佐藤氏、6選出馬へ 今秋予定の宇都宮市長選 知事と共同歩調、選挙戦確実に

佐藤栄一氏

 11月27日に任期満了を迎える宇都宮市長選で、現職の佐藤栄一(さとうえいいち)氏(62)が6選を目指し立候補する方向で調整に入ったことが22日までに、関係者への取材で分かった。今月中に後援会の緊急会合を開き、具体的な対応を協議するもようだ。次世代型路面電車(LRT)のJR宇都宮駅西側延伸など今後本格化する大型事業に引き続き取り組むことが重要と判断したとみられる。初当選時から同日程の選挙で共に戦ってきた福田富一(ふくだとみかず)知事も6選出馬を正式表明したばかりで、足並みをそろえる構えだ。市長選を巡っては市出身で元茨城県つくば市副市長の毛塚幹人(けづかみきと)氏(33)が立候補を表明しており、選挙戦が確実になった。

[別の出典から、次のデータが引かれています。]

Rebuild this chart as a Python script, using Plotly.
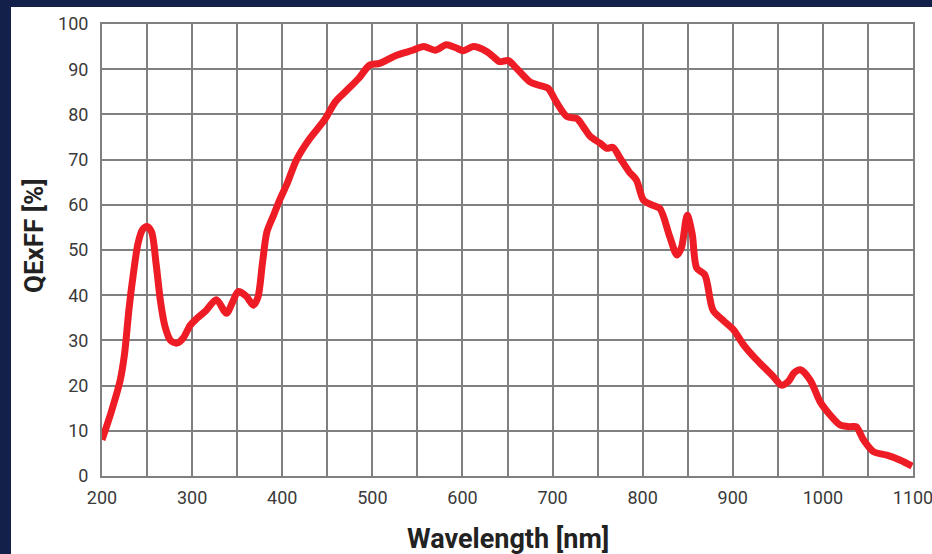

 佐藤市長は進退について、21日の後援会会合で「周囲の意見を聞いてから結論を出したい」と述べるなど、これまで具体的な言及を避けてきた。同日に6選出馬を正式表明した福田知事は「福田、佐藤で県都のまちづくりをさせてもらいたい」と佐藤氏の続投を熱望しており、共同歩調を取るとみられる。

 宇都宮市などが進めるLRT事業は同駅西側への延伸に向け、停留場やトランジットセンターの設置場所、バス再編など具体的な検討に入っている。市は2025年度にも軌道建設に必要な特許申請を行う方針。このほか同駅西口周辺整備や児童相談所設置など重要事業が控えていることから、現市政の継続が必要と判断したもようだ。

 佐藤市長は04年の市長選に43歳で初当選し、現在5期目。市長就任後の4回の選挙では、いずれも市議会一般質問で立候補を表明してきた。

 一方、毛塚氏は11日の記者会見で無所属での立候補を表明した。「新たな発想と新しいリーダーが必要」と訴え、LRTを軸にしたまちづくり、東京オフィスの強化、市民との対話会の定期開催、女性副市長の公募などを打ち出している。